- TASK INSTRUCTIONS
Filter the listing and keep only the lines with the word "code".
start
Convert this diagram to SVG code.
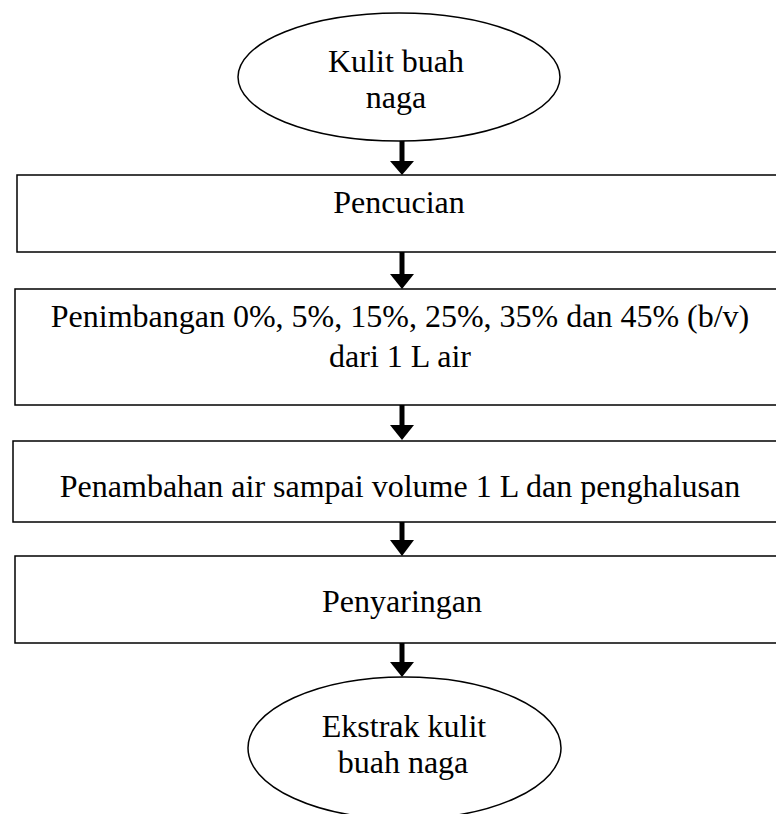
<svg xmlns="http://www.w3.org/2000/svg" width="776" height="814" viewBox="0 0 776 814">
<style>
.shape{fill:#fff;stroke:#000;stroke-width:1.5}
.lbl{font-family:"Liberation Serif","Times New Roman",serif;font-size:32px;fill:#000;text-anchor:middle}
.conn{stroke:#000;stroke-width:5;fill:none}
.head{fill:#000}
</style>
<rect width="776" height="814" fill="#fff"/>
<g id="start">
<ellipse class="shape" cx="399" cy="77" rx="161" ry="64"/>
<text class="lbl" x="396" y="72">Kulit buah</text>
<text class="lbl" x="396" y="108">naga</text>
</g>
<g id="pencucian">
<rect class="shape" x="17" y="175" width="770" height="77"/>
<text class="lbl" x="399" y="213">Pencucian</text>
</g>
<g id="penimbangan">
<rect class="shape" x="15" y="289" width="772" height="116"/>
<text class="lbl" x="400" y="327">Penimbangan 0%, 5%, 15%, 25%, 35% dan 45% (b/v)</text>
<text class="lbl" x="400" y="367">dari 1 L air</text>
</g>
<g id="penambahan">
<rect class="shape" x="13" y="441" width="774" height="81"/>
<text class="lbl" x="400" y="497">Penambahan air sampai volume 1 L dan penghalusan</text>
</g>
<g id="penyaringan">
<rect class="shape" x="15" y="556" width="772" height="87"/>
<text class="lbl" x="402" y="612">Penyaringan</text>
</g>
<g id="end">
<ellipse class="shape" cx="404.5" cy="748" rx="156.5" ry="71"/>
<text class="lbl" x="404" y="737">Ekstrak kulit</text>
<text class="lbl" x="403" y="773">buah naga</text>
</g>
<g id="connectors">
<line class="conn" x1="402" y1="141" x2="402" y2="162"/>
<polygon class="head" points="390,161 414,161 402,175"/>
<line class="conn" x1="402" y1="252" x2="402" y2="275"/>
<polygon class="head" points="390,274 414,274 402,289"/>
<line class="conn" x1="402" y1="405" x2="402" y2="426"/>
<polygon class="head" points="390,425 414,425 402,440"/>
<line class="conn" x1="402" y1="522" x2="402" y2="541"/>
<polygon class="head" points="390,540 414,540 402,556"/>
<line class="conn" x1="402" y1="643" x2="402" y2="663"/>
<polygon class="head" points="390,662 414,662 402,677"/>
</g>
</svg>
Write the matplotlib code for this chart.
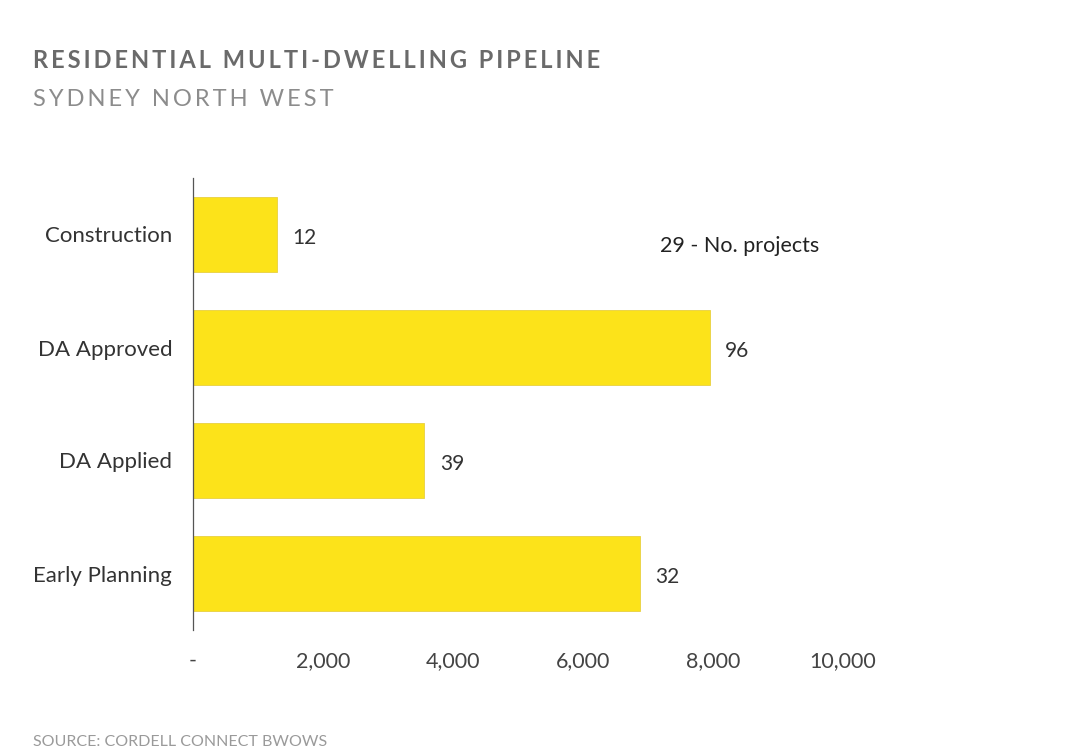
end
- SOLUTION TO THIS EXERCISE
Convert this diagram to SVG code.
Write the matplotlib code for this chart.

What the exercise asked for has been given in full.